**** GIVEN ENTRIES ****

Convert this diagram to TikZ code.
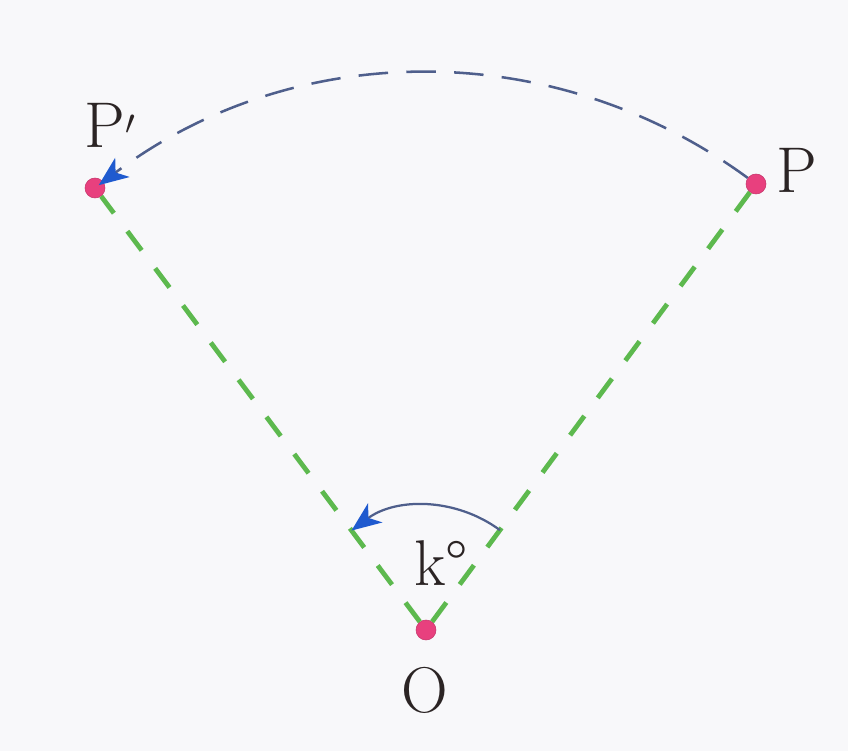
\documentclass[tikz,border=0pt]{standalone}
\usepackage{fontspec}
\usepackage{tikz}
\usetikzlibrary{arrows.meta,calc}
\definecolor{punto}{HTML}{E8407E}
\definecolor{raggio}{HTML}{5DB94E}
\definecolor{arco}{HTML}{4F5F8C}
\definecolor{punta}{HTML}{1F5ACF}
\definecolor{sfondo}{HTML}{F8F8FA}
\definecolor{testo}{HTML}{2B2424}

\tikzset{
  dot/.style={circle, fill=punto, draw=punto!85!black, line width=0.4pt, minimum size=0.5cm, inner sep=0pt},
  lbl/.style={font=\fontsize{46}{52}\selectfont, text=testo, inner sep=0pt},
  raggiodash/.style={raggio, line width=3.4pt, dash pattern=on 17pt off 16pt},
  tip/.style={-{Stealth[length=21pt, width=17pt, inset=6pt, color=punta]}}
}

\begin{document}
\begin{tikzpicture}[x=0.025cm, y=0.025cm]
  \fill[sfondo] (0,0) rectangle (848,751);
  \useasboundingbox (0,0) rectangle (848,751);
  % punti
  \node[dot] (O) at (426,121) {};
  \node[dot] (P) at (756,567) {};
  \node[dot] (Pp) at (95,563) {};
  % raggi
  \draw[raggiodash] (O) -- (P);
  \draw[raggiodash] (O) -- (Pp);
  % rotazione
  \draw[arco, line width=1.8pt, dash pattern=on 21pt off 13pt, tip, looseness=0.95, shorten >=-4pt]
    (P) to[bend right=36.6] (Pp);
  \coordinate (a1) at ($(O.center)!0.224!(P.center)$);
  \coordinate (a2) at ($(O.center)!0.225!(Pp.center)$);
  \draw[arco, line width=1.6pt, tip, looseness=0.95] (a1) to[bend right=36.6] (a2);
  % etichette
  \node[lbl] (lP) at (797,581) {P};
  \node[lbl] (lPp) at (110,626) {P$'$};
  \node[lbl] (lO) at (425,61) {O};
  \node[lbl] (lk) at (441,188) {k\textdegree};
\end{tikzpicture}
\end{document}
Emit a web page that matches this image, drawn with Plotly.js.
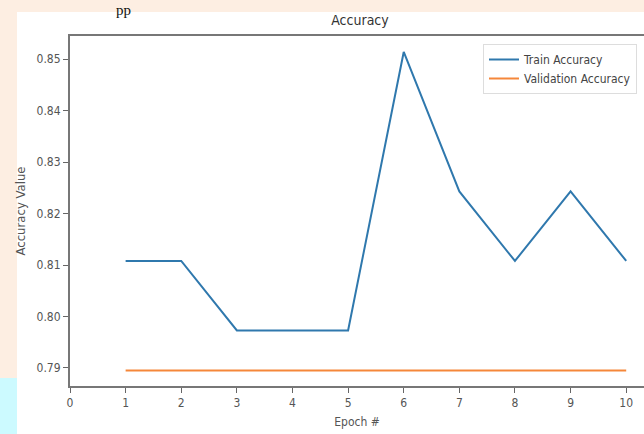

****

WHAT YOU HAVE TO DO: Omit the pictures and restate the rest of the records verbatim.

REPLY:
Convert this diagram to TikZ code.
\documentclass[tikz,border=0pt]{standalone}
\usepackage{fontspec}
\usepackage{tikz}
\usetikzlibrary{arrows.meta,calc}
\definecolor{punto}{HTML}{E8407E}
\definecolor{raggio}{HTML}{5DB94E}
\definecolor{arco}{HTML}{4F5F8C}
\definecolor{punta}{HTML}{1F5ACF}
\definecolor{sfondo}{HTML}{F8F8FA}
\definecolor{testo}{HTML}{2B2424}

\tikzset{
  dot/.style={circle, fill=punto, draw=punto!85!black, line width=0.4pt, minimum size=0.5cm, inner sep=0pt},
  lbl/.style={font=\fontsize{46}{52}\selectfont, text=testo, inner sep=0pt},
  raggiodash/.style={raggio, line width=3.4pt, dash pattern=on 17pt off 16pt},
  tip/.style={-{Stealth[length=21pt, width=17pt, inset=6pt, color=punta]}}
}

\begin{document}
\begin{tikzpicture}[x=0.025cm, y=0.025cm]
  \fill[sfondo] (0,0) rectangle (848,751);
  \useasboundingbox (0,0) rectangle (848,751);
  % punti
  \node[dot] (O) at (426,121) {};
  \node[dot] (P) at (756,567) {};
  \node[dot] (Pp) at (95,563) {};
  % raggi
  \draw[raggiodash] (O) -- (P);
  \draw[raggiodash] (O) -- (Pp);
  % rotazione
  \draw[arco, line width=1.8pt, dash pattern=on 21pt off 13pt, tip, looseness=0.95, shorten >=-4pt]
    (P) to[bend right=36.6] (Pp);
  \coordinate (a1) at ($(O.center)!0.224!(P.center)$);
  \coordinate (a2) at ($(O.center)!0.225!(Pp.center)$);
  \draw[arco, line width=1.6pt, tip, looseness=0.95] (a1) to[bend right=36.6] (a2);
  % etichette
  \node[lbl] (lP) at (797,581) {P};
  \node[lbl] (lPp) at (110,626) {P$'$};
  \node[lbl] (lO) at (425,61) {O};
  \node[lbl] (lk) at (441,188) {k\textdegree};
\end{tikzpicture}
\end{document}
Emit a web page that matches this image, drawn with Plotly.js.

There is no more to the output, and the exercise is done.